Dirão alguns que, com a actual composição da Assembleia da República, o Governo não tem outra hipótese senão ir negociando casuisticamente os vários apoios que lhe permitem viabilizar as suas propostas. Respondemos nós dizendo que tal não é verdade. Isto só é assim porque o Governo e o PS optaram por não ter um rumo, sustentado na coerência estratégica e, já agora, um rumo que dê corpo aos seus próprios compromissos eleitorais de mais justiça social e mais coesão nacional.

O Governo e o PS sabem que, se quisessem, poderiam criar, na Assembleia da República, e à esquerda, as condições para evitar a manta de retalhos em que vão construindo as várias medidas de política.

É que, ao contrário da tecla que o Primeiro-ministro insistentemente "bate", e que o PS, diligentemente amplifica pelo País fora, da oposição privilegiar uma posição de bota-abaixismo o Primeiro-ministro e o PS sabem que essa não é a postura do PCP. Agora o que o Primeiro-ministro não pode é fazer apelos à sua esquerda para aprovar o Orçamento e, depois, apresentar uma proposta que, em questões estruturantes para a economia do País, propõe soluções que sabe de antemão serem intoleráveis para o PCP e prejudiciais ao País. O que o Primeiro-ministro não pode é fazer apelos à sua esquerda e ignorar as propostas públicas que o Secretário-geral do PCP avançou, bastante atempadamente, em 3 de Setembro. E isto não tem que ser necessariamente um diálogo de surdos.

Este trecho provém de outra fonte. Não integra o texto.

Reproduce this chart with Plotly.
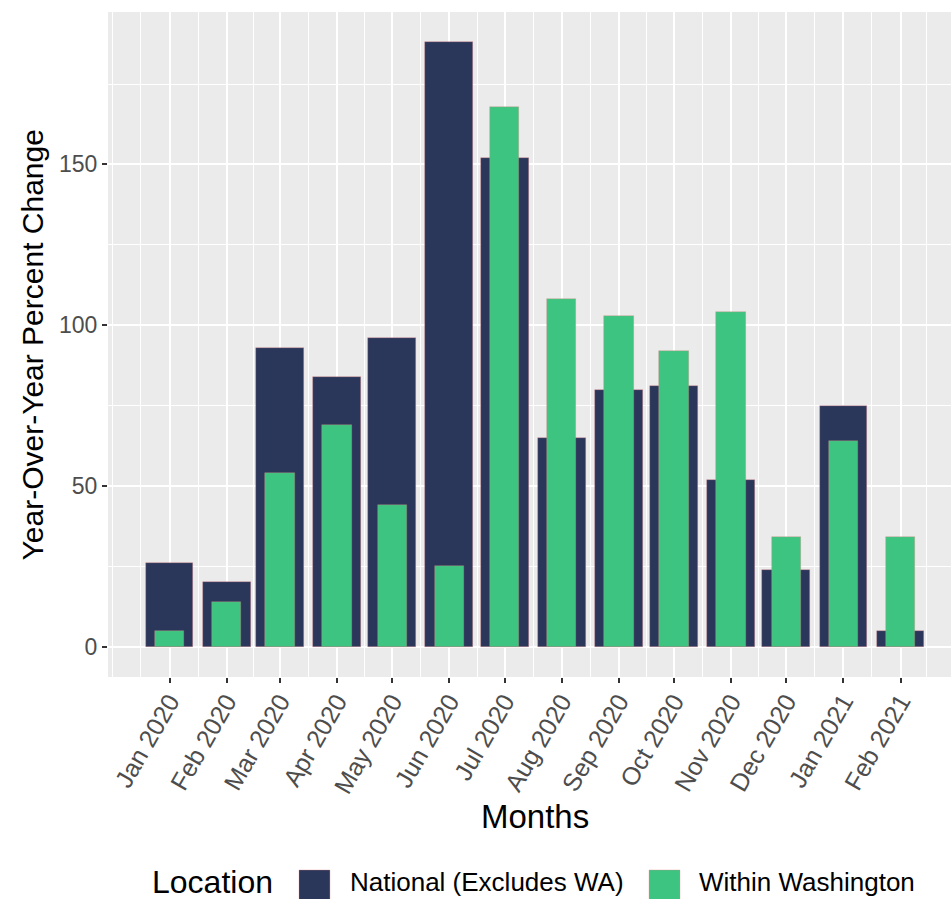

Recuperemos, pois, nesta oportunidade, três questões centrais:

· Política de privatizações - O Governo e o PS insistem numa orientação, sem qualquer racionalidade económica, de leiloar e entregar à lógica dos grandes interesses privados aquilo que são as últimas grandes empresas e sectores estratégicos necessários para assegurar a defesa do interesse público. Ao contrário, aliás, do que o Governo afirma no relatório do Orçamento de Estado, esta política, que só é explicável por razões de encaixe financeiro e para satisfazer as reivindicações de grupos de interesses, não "promove o reforço da competitividade da economia nacional" nem fortalece e consolida "centros de decisão privados de base nacional". Quanto ao primeiro é o próprio Governo e deputados da maioria - lembremo-nos aqui da intervenção do deputado João Cravinho - a reconhecer a perda de competitividade da economia portuguesa. Quanto ao segundo basta olharmos para os casos mais recentes da GALP, entregue aos italianos da ENI, e da TAP, em vias de ser entregue aos suíços da Swissair (isto para não voltarmos a falar de casos anteriores como do Banco Totta & Açores, por exemplo) para atestarmos a razão que assiste ao PCP. O Governo vai ao ponto de insistir, para 2001, numa estratégia de privatização e desmantelamento do sector florestal que é um dos poucos sectores que em Portugal pode viabilizar uma política de fileira. Podemos ter, e temos, opções políticas e ideológicas diferentes quanto ao papel das políticas públicas no reforço e dinamização da economia. Mas convenhamos que, sem prejuízo disso, estamos perante opções completamente irracionais que, obviamente, o PCP não pode subscrever e que não decorrem, sequer e obrigatoriamente dos alegados processos de globalização. Acresce que toda esta política se traduz, por um lado, na fragilização dos direitos dos trabalhadores das respectivas empresas e sectores e, por outro, num maior custo para os cidadãos dos serviços públicos prestados que pagam mais para alimentar lucros cada vez mais elevados dos novos accionistas das empresas privatizadas. O que se passa com a BRISA constitui um exemplo paradigmático: só no primeiro semestre deste ano para 36 milhões de contos de receitas em prestações de serviços a BRISA arrecadou 18 milhões de contos de lucros líquidos. Isto é, por cada 100$00 de portagem que os portugueses pagam, 50$00 vai para o bolso dos accionistas. E, obviamente, o Primeiro-ministro sabe que o PCP não pode aceitar este modelo em que assentam as opções económicas do Governo.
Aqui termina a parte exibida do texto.